The material below contains a line with "The picture is" and a line with "p.yaxis.ticker = FixedTicker(ticks=y_ticks)". Copy exactly those two lines and all lines between them.

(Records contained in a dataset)
--- START ---
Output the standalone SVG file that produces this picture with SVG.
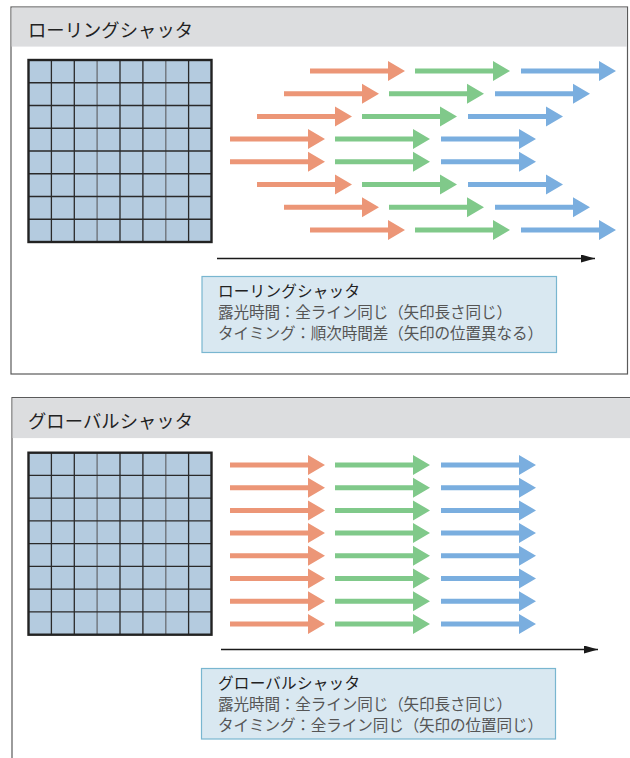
<svg xmlns="http://www.w3.org/2000/svg" xmlns:xlink="http://www.w3.org/1999/xlink" width="630" height="758" viewBox="0 0 630 758">
<defs>
<style>
.panel{fill:#ffffff;stroke:#5a5a5a;stroke-width:1.2}
.hdr{fill:#dcdddf}
.hdrtxt{font-family:"Noto Sans CJK JP","Noto Sans CJK SC",sans-serif;font-size:18.3px;fill:#222}
.cell{fill:#b4cbdf}
.gl{stroke:#2a2a2a;stroke-width:1.3;fill:none}
.gl2{stroke:#6a6e74;stroke-width:1.3;fill:none}
.gout{fill:none;stroke:#222;stroke-width:2.4}
.o{fill:#ec9677}
.g{fill:#80c98a}
.b{fill:#7aaedf}
.time{stroke:#1a1a1a;stroke-width:1.6;fill:none}
.leg{fill:#d9e8f1;stroke:#79b6d0;stroke-width:1.2}
.lt{font-family:"Noto Sans CJK JP","Noto Sans CJK SC",sans-serif;font-size:15.6px;fill:#555}
.lt1{fill:#222}
</style>
<path id="arr" d="M0,-2.5 H78 V-10 L95,0 L78,10 V2.5 H0 Z"/>
<marker id="mk" viewBox="0 0 10 10" refX="10" refY="5" markerWidth="14" markerHeight="8" markerUnits="userSpaceOnUse" orient="auto" preserveAspectRatio="none">
<path d="M0,0 L10,5 L0,10 Z" fill="#1a1a1a"/>
</marker>
<g id="gridpat">
<rect class="cell" x="0" y="0" width="183" height="182"/>
<path class="gl" d="M22.9,0V182M45.8,0V182M91.5,0V182M114.4,0V182M160.1,0V182"/>
<path class="gl2" d="M68.6,0V182M137.3,0V182"/>
<path class="gl" d="M0,22.75H183M0,45.5H183M0,68.25H183M0,91H183M0,113.75H183M0,136.5H183M0,159.25H183"/>
<rect class="gout" x="0" y="0" width="183" height="182"/>
</g>
</defs>

<g id="panel-rolling">
<rect class="panel" x="11" y="7" width="616.5" height="367"/>
<rect class="hdr" x="11.6" y="7.6" width="615.3" height="39"/>
<text class="hdrtxt" x="28" y="37" textLength="165" lengthAdjust="spacing">ローリングシャッタ</text>
</g>

<g id="sensor-rolling">
<use href="#gridpat" x="28.5" y="60"/>
</g>

<g id="arrows-rolling">
<g transform="translate(0,71)"><use href="#arr" class="o" x="310"/><use href="#arr" class="g" x="415"/><use href="#arr" class="b" x="521"/></g>
<g transform="translate(0,93.7)"><use href="#arr" class="o" x="284"/><use href="#arr" class="g" x="389"/><use href="#arr" class="b" x="495"/></g>
<g transform="translate(0,116.4)"><use href="#arr" class="o" x="257"/><use href="#arr" class="g" x="362"/><use href="#arr" class="b" x="468"/></g>
<g transform="translate(0,139.1)"><use href="#arr" class="o" x="230"/><use href="#arr" class="g" x="335"/><use href="#arr" class="b" x="441"/></g>
<g transform="translate(0,161.8)"><use href="#arr" class="o" x="230"/><use href="#arr" class="g" x="335"/><use href="#arr" class="b" x="441"/></g>
<g transform="translate(0,184.5)"><use href="#arr" class="o" x="257"/><use href="#arr" class="g" x="362"/><use href="#arr" class="b" x="468"/></g>
<g transform="translate(0,207.2)"><use href="#arr" class="o" x="284"/><use href="#arr" class="g" x="389"/><use href="#arr" class="b" x="495"/></g>
<g transform="translate(0,229.9)"><use href="#arr" class="o" x="310"/><use href="#arr" class="g" x="415"/><use href="#arr" class="b" x="521"/></g>
</g>

<g id="connectors">
<line class="time" x1="217" y1="258.5" x2="595" y2="258.5" marker-end="url(#mk)"/>
<line class="time" x1="221" y1="649.5" x2="598" y2="649.5" marker-end="url(#mk)"/>
</g>

<g id="legend-rolling">
<rect class="leg" x="202" y="276.5" width="354.5" height="76"/>
<text class="lt lt1" x="218" y="297" textLength="142" lengthAdjust="spacing">ローリングシャッタ</text>
<text class="lt" x="218" y="318" textLength="294" lengthAdjust="spacing">露光時間：全ライン同じ（矢印長さ同じ）</text>
<text class="lt" x="218" y="339" textLength="325" lengthAdjust="spacing">タイミング：順次時間差（矢印の位置異なる）</text>
</g>

<g id="panel-global">
<path class="panel" d="M630,397.5 H12 V758" fill="none"/>
<rect class="hdr" x="12.6" y="398.1" width="617.4" height="40"/>
<text class="hdrtxt" x="28" y="428" textLength="165" lengthAdjust="spacing">グローバルシャッタ</text>
</g>

<g id="sensor-global">
<use href="#gridpat" x="28.5" y="452.7"/>
</g>

<g id="arrows-global">
<g transform="translate(0,465)"><use href="#arr" class="o" x="230"/><use href="#arr" class="g" x="335"/><use href="#arr" class="b" x="441"/></g>
<g transform="translate(0,487.7)"><use href="#arr" class="o" x="230"/><use href="#arr" class="g" x="335"/><use href="#arr" class="b" x="441"/></g>
<g transform="translate(0,510.4)"><use href="#arr" class="o" x="230"/><use href="#arr" class="g" x="335"/><use href="#arr" class="b" x="441"/></g>
<g transform="translate(0,533.1)"><use href="#arr" class="o" x="230"/><use href="#arr" class="g" x="335"/><use href="#arr" class="b" x="441"/></g>
<g transform="translate(0,555.8)"><use href="#arr" class="o" x="230"/><use href="#arr" class="g" x="335"/><use href="#arr" class="b" x="441"/></g>
<g transform="translate(0,578.5)"><use href="#arr" class="o" x="230"/><use href="#arr" class="g" x="335"/><use href="#arr" class="b" x="441"/></g>
<g transform="translate(0,601.2)"><use href="#arr" class="o" x="230"/><use href="#arr" class="g" x="335"/><use href="#arr" class="b" x="441"/></g>
<g transform="translate(0,623.9)"><use href="#arr" class="o" x="230"/><use href="#arr" class="g" x="335"/><use href="#arr" class="b" x="441"/></g>
</g>

<g id="legend-global">
<rect class="leg" x="201.5" y="668.5" width="354" height="70.5"/>
<text class="lt lt1" x="218" y="689" textLength="142" lengthAdjust="spacing">グローバルシャッタ</text>
<text class="lt" x="218" y="710" textLength="294" lengthAdjust="spacing">露光時間：全ライン同じ（矢印長さ同じ）</text>
<text class="lt" x="218" y="731" textLength="325" lengthAdjust="spacing">タイミング：全ライン同じ（矢印の位置同じ）</text>
</g>
</svg>
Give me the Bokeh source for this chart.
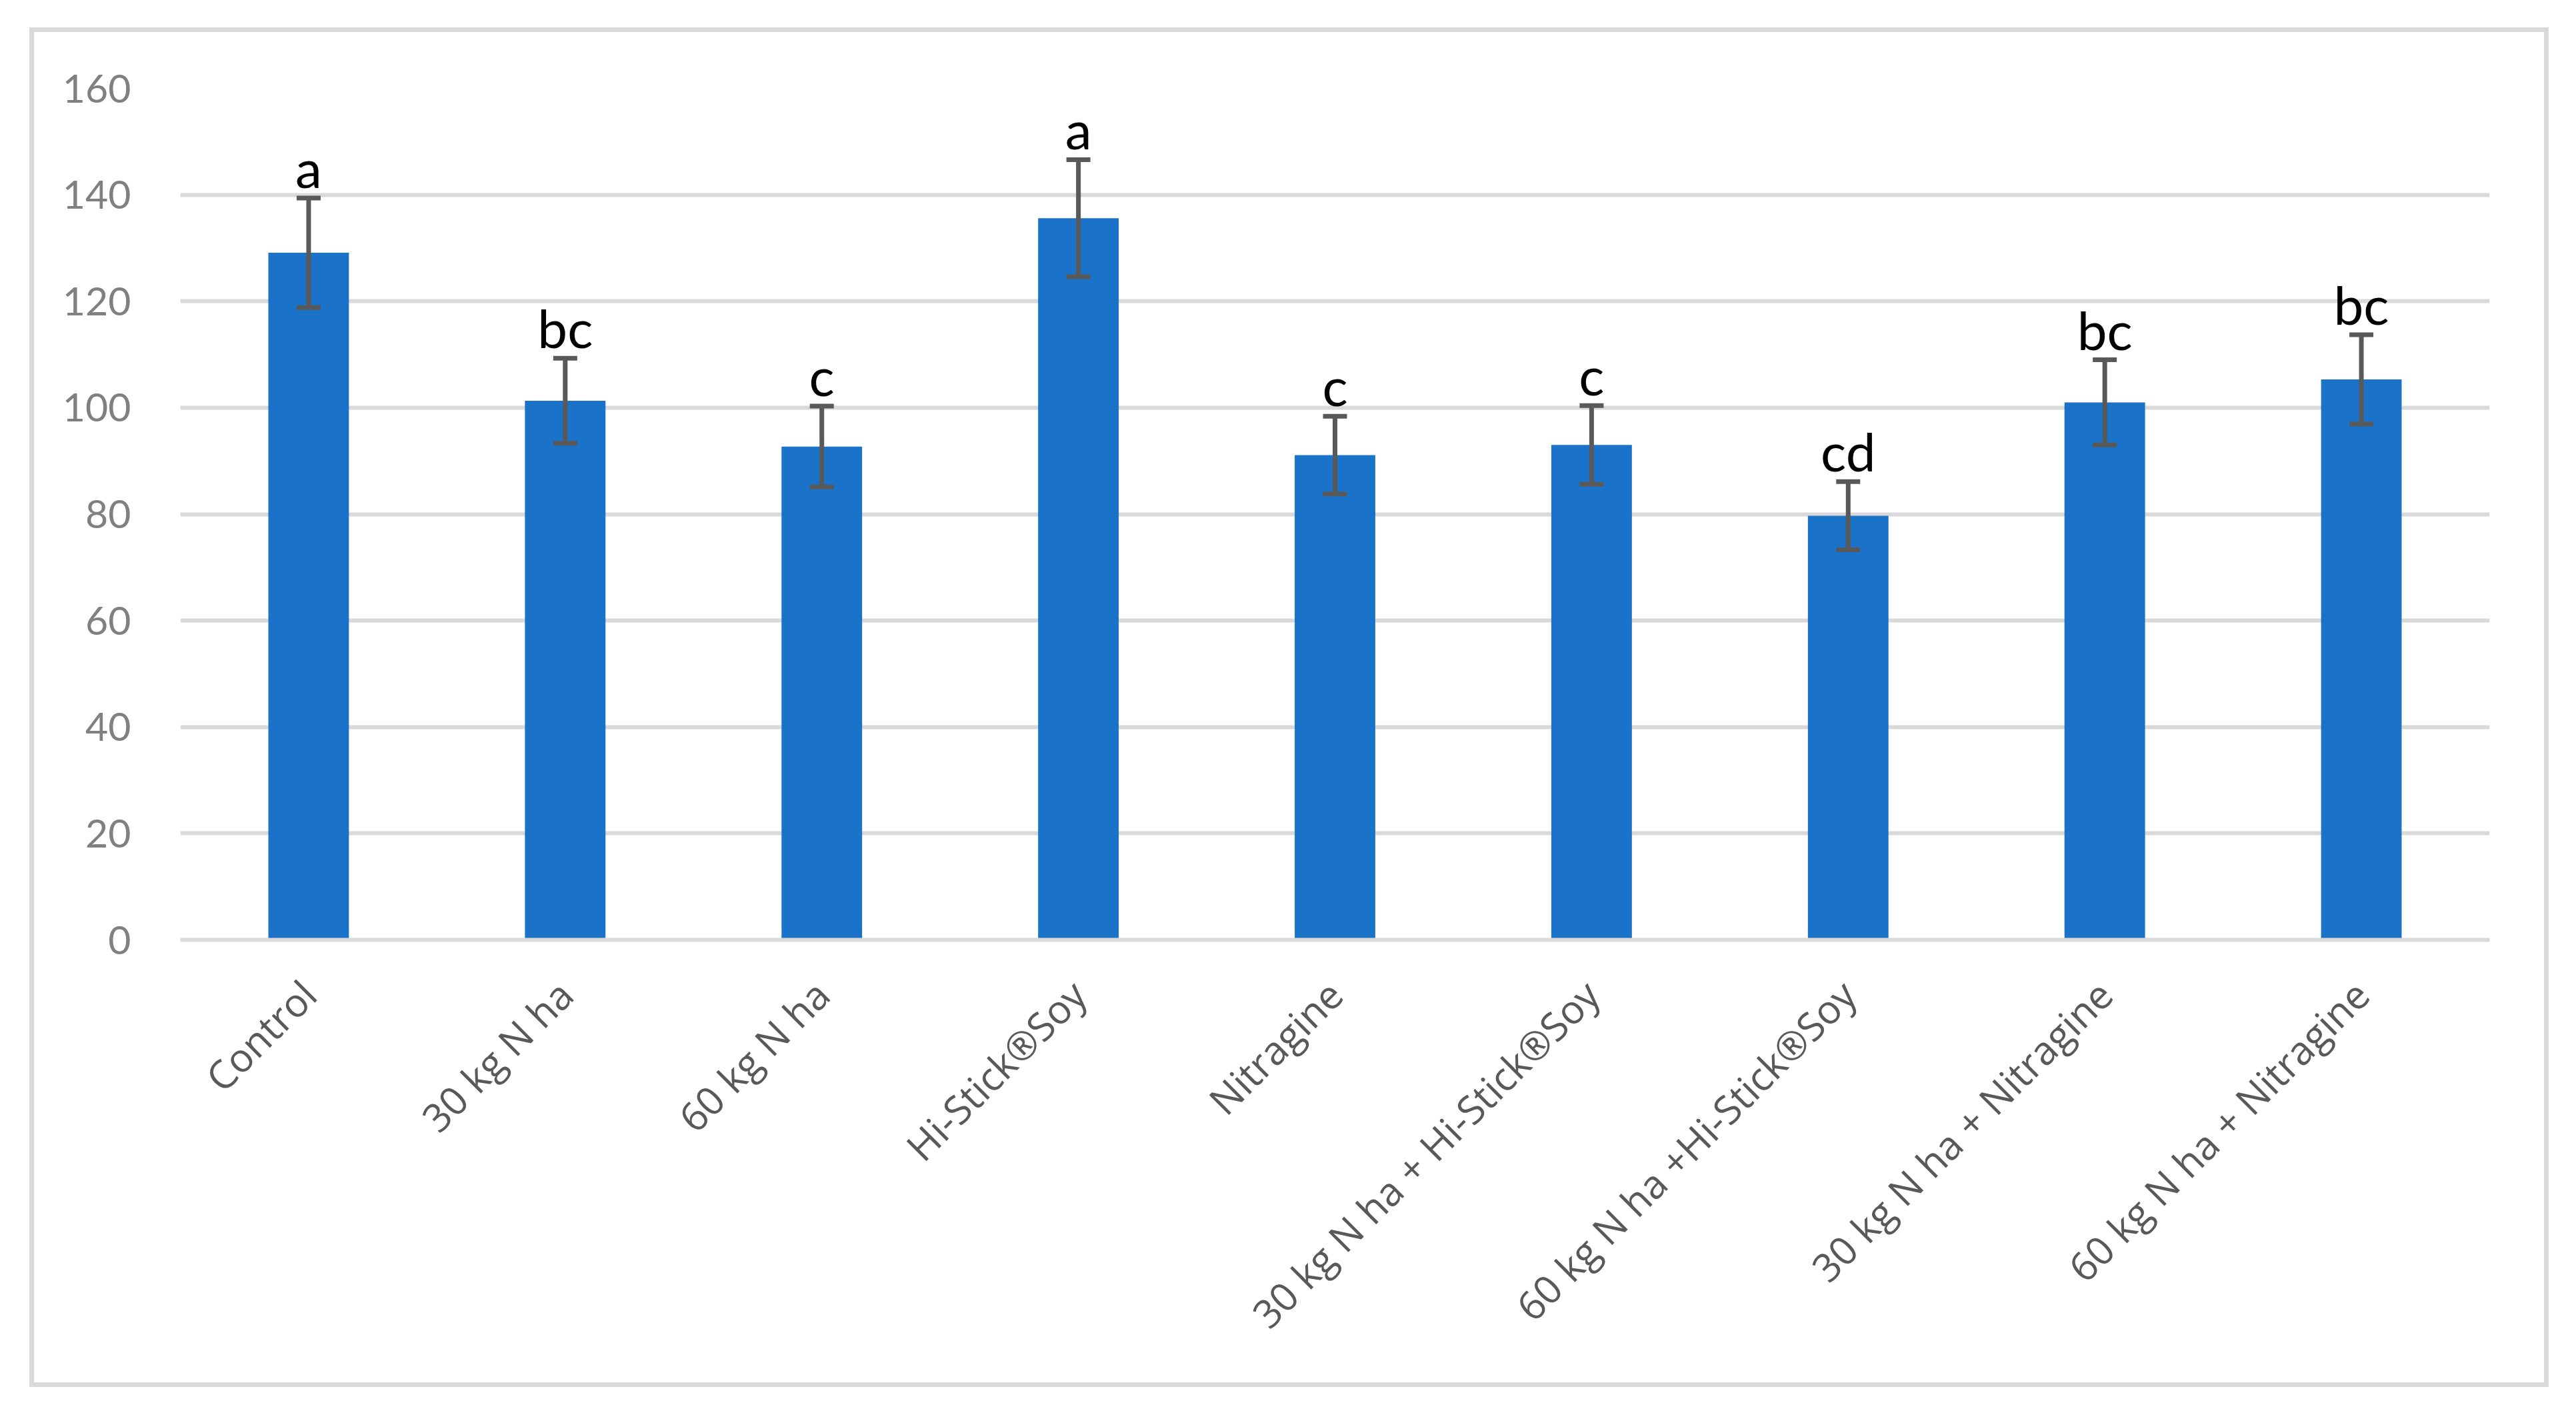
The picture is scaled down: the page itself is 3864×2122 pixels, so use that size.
from bokeh.plotting import figure
from bokeh.models import FactorRange, Range1d, FixedTicker, ColumnDataSource
from bokeh.core.properties import value
from bokeh.embed import file_html
from bokeh.resources import INLINE
import math

categories = ["Control", "30 kg N ha", "60 kg N ha", "Hi-Stick®Soy", "Nitragine",
              "30 kg N ha + Hi-Stick®Soy", "60 kg N ha +Hi-Stick®Soy",
              "30 kg N ha + Nitragine", "60 kg N ha + Nitragine"]
means = [129.1, 101.3, 92.7, 135.6, 91.1, 93.0, 79.7, 101.0, 105.3]
errors = [10.3, 8.0, 7.6, 11.0, 7.3, 7.4, 6.4, 8.0, 8.4]
letters = ["a", "bc", "c", "a", "c", "c", "cd", "bc", "bc"]
y_ticks = [0, 20, 40, 60, 80, 100, 120, 140, 160]

upper = [m + e for m, e in zip(means, errors)]
lower = [m - e for m, e in zip(means, errors)]
src = ColumnDataSource(dict(cat=categories, mean=means, up=upper, lo=lower, lab=letters))

p = figure(x_range=FactorRange(*categories), y_range=Range1d(0, 160),
           width=3765, height=2025, output_backend="svg", toolbar_location=None,
           min_border_left=219, min_border_right=96, min_border_top=84, min_border_bottom=678,
           styles={"border": "7px solid #d9d9d9", "box-sizing": "content-box",
                   "position": "absolute", "left": "44px", "top": "41px",
                   "overflow": "hidden"})

p.outline_line_color = None
p.background_fill_color = "white"
p.border_fill_color = "white"
p.xgrid.grid_line_color = None
p.ygrid.grid_line_color = "#d9d9d9"
p.ygrid.grid_line_width = 6
p.yaxis.ticker = FixedTicker(ticks=y_ticks)

p.yaxis.axis_line_color = None
p.yaxis.major_tick_line_color = None
p.yaxis.minor_tick_line_color = None
p.yaxis.major_label_text_font = "Lato"
p.yaxis.major_label_text_font_size = "59px"
p.yaxis.major_label_text_color = "#808080"
p.yaxis.major_label_standoff = 68

p.xaxis.axis_line_color = "#d9d9d9"
p.xaxis.axis_line_width = 6
p.xaxis.major_tick_line_color = None
p.xaxis.minor_tick_line_color = None
p.xaxis.major_label_orientation = math.pi / 4
p.xaxis.major_label_text_font = "Open Sans"
p.xaxis.major_label_text_font_size = "59px"
p.xaxis.major_label_text_color = "#595959"
p.xaxis.major_label_standoff = 65

p.vbar(x="cat", top="mean", bottom=0, width=0.314, source=src,
       fill_color="#1a73c8", line_color=None)
p.segment(x0="cat", y0="lo", x1="cat", y1="up", source=src,
          line_color="#595959", line_width=7)
p.rect(x="cat", y="up", width=36, height=7, width_units="screen", height_units="screen",
       source=src, fill_color="#595959", line_color=None)
p.rect(x="cat", y="lo", width=36, height=7, width_units="screen", height_units="screen",
       source=src, fill_color="#595959", line_color=None)
p.text(x="cat", y="up", text="lab", source=src, text_align="center",
       text_baseline="alphabetic", y_offset=-46, text_font=value("Lato"),
       text_font_size="80px", text_color="black")

open("out.html", "w").write(file_html(p, INLINE))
--- END ---
- _SOLUTION TO THE EXERCISE_
The picture is scaled down: the page itself is 3864×2122 pixels, so use that size.
from bokeh.plotting import figure
from bokeh.models import FactorRange, Range1d, FixedTicker, ColumnDataSource
from bokeh.core.properties import value
from bokeh.embed import file_html
from bokeh.resources import INLINE
import math

categories = ["Control", "30 kg N ha", "60 kg N ha", "Hi-Stick®Soy", "Nitragine",
              "30 kg N ha + Hi-Stick®Soy", "60 kg N ha +Hi-Stick®Soy",
              "30 kg N ha + Nitragine", "60 kg N ha + Nitragine"]
means = [129.1, 101.3, 92.7, 135.6, 91.1, 93.0, 79.7, 101.0, 105.3]
errors = [10.3, 8.0, 7.6, 11.0, 7.3, 7.4, 6.4, 8.0, 8.4]
letters = ["a", "bc", "c", "a", "c", "c", "cd", "bc", "bc"]
y_ticks = [0, 20, 40, 60, 80, 100, 120, 140, 160]

upper = [m + e for m, e in zip(means, errors)]
lower = [m - e for m, e in zip(means, errors)]
src = ColumnDataSource(dict(cat=categories, mean=means, up=upper, lo=lower, lab=letters))

p = figure(x_range=FactorRange(*categories), y_range=Range1d(0, 160),
           width=3765, height=2025, output_backend="svg", toolbar_location=None,
           min_border_left=219, min_border_right=96, min_border_top=84, min_border_bottom=678,
           styles={"border": "7px solid #d9d9d9", "box-sizing": "content-box",
                   "position": "absolute", "left": "44px", "top": "41px",
                   "overflow": "hidden"})

p.outline_line_color = None
p.background_fill_color = "white"
p.border_fill_color = "white"
p.xgrid.grid_line_color = None
p.ygrid.grid_line_color = "#d9d9d9"
p.ygrid.grid_line_width = 6
p.yaxis.ticker = FixedTicker(ticks=y_ticks)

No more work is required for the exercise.